What Will We Lose to Win?

What Will We Lose to Win? January 14, 2017

2012 Badminton
Winning by Losing

Sometimes, losing is the best strategy for winning.  And ethics be damned.  Radiolab, a podcast I recommend, has happily remediated me on the matter of the Chinese-Korean badminton match in the 2012 OIympic Games in London, which both teams tried very hard, shamefully hard, to lose.

Here’s one look at the ‘competition’ in which the boos and jeers of the crowd are evident.  Here’s a briefer version in which the broadcast commentators let the so-called athletes have it.

The Radiolab commentary considers the ethics of sport, and puts forward a theory that I understand. If a badminton team’s goal is winning an Olympic medal, and if that goal is best served by losing a particular match, then a team is not necessarily undermining the spirit of genuine competition that Olympic athletes take an honest-to-goodness oath to sustain.  The deliberate loss is simply a piece of a bigger, competitive strategy for winning.

I understand that reasoning.

The justifications of the lose-lose strategy rest on the medal.  When the facing teams are both trying to win a medal, and, hence, when both are trying to lose to the other team so as to improve the chance of a winning a medal, the awesome farce that ensues is, itself, a kind of authentic, cutthroat competition.

I understand that reasoning.  I just don’t accept it.

In the pleasant, late-eighties movie Midnight Run, bounty hunter Robert DeNiro undertakes to deliver Charles Grodin to the West Coast in time to collect a bounty large enough to facilitate getting out of the bounty business, altogether.  Desperate to escape the death at the hands of gangsters that awaits him in California, Grodin spends the movie alternating between appeals to DeNiro’s moral compass and appeals to his financial interests.  In the end, DeNiro gets Grodin to Los Angeles in time, and turns Grodin loose, anyway.  Free, finally, to run, Grodin offers DeNiro $300,000 in cash that Grodin just happens to be wearing.

“It’s not a bribe,” Grodin says. “You already let me go.”
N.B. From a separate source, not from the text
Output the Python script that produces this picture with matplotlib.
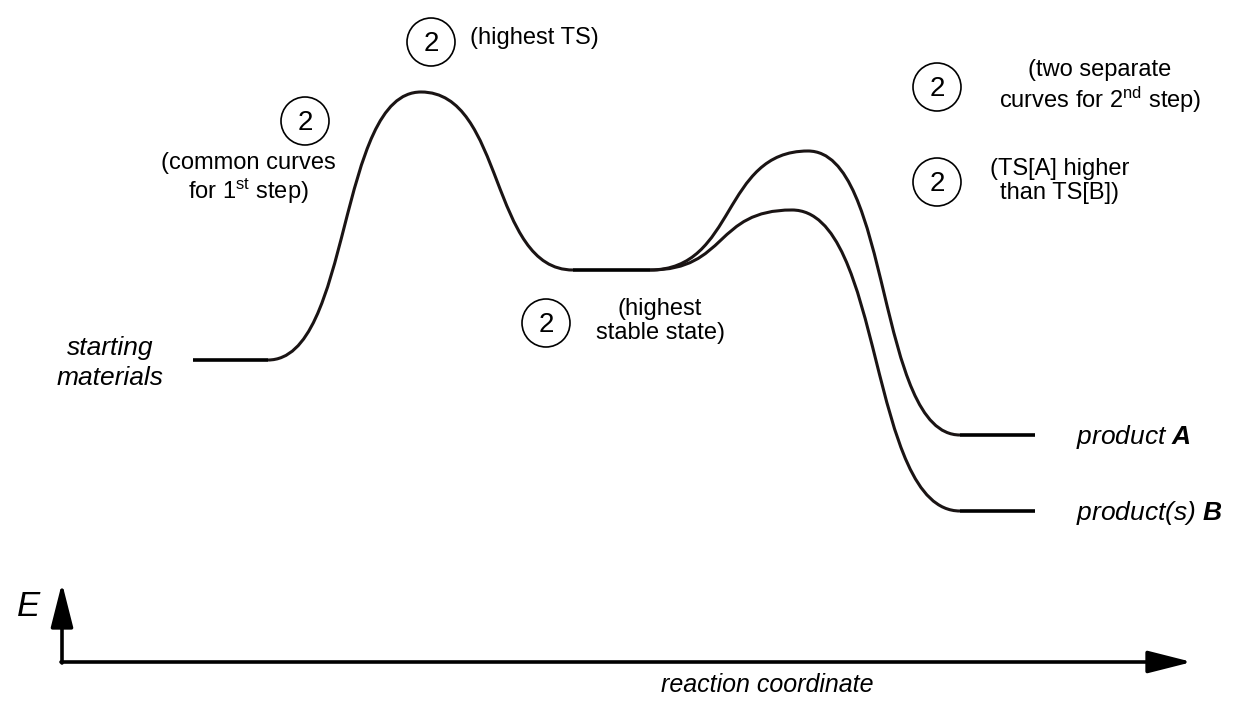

The awards that follow competition surely must follow competition.  The ethics of sport that would condemn intentional losing are rooted in the sense that the playing is the most important thing.  In the arena of play, human beings encounter each other, engage each other as fellow human beings, and acknowledge each other as beings of human value.  The competition, itself, is a way of declaring to everyone—participants and observers—that humanity in its every manifestation is great and grand.  Identity, integrity, basic human goodness, are implicated in the way in which we exhibit respect for ourselves and for each other in the arena of play.

That kind of thing deserves a medal.

But when the medal itself is the object, when the medal becomes an integral part of the competition, the medal supplants humanity as the thing of value.  The medal dehumanizes competitors, makes them into means for each other, and, thus, provides a lock-tight rationale for doing everything, anything, for the medal’s sake.

Consequently, medals turn out not only Simone Bileses and Usain Bolts, but also Lance Armstrongs and Rosie Ruizes.

The wrongness of intentionally losing in order to win has implications far beyond sport.

In politics, it’s the interest in medalling that has propelled a sack of trash to the Offal Office.  It’s the interest in a medal—the mansion above, the celestial crown—that charges religion with so much hatred and ugliness.

When heaven is the object, when heaven becomes an integral part of the play of living, it erases the humanity of all the people who are playing, and gives us a reason to treat each other as the means whereby we can claim our reward.  When a heavenly reward is the ultimate goal, we can strategize our behavior and justify a little sin.*  When the reward is the aim, those people, over there, on the other side of the net, are not real people whose irreducible value demands respect and deserves love that we can manifest only by forthright contact.  They are, instead—the athletes, the officials, the spectators, our family, friends, neighbors and strangers—only objects on which to place our feet.

That’s the disgrace of the China-Korea badminton disaster.  That’s the explanation of the boos and whistles in the London arena.  That more-or-less incidental athletic competition helps us see what we so hate about cheaters, or, if we must, what we so hate about folks who seem determined to ‘game the system’.

We boo and jeer the attempt to cheapen human identity in pursuit of some piece of metal.  Where playing can show us the infinite worth of human identity, each such gaming-of-the-system, in sport, religion, politics, and in life, dehumanizes everyone, reducing the value of humanity to the extent to which it wins.

———

* We can, for instance, accept a $120,000/year stipend for pastoral service while enjoining the penniless to tithe their meager means at a full tenth.  The promise of a heavenly medal reduces the humanity of the penniless to the means by which a $120,000/year stipend can be paid.  We can also tutor missionaries abroad in the art of evading customs and immigration officials, because, after all, such officials aren’t fellow humans, but obstacles to circumvent on the way to generating the numbers that merit a reward.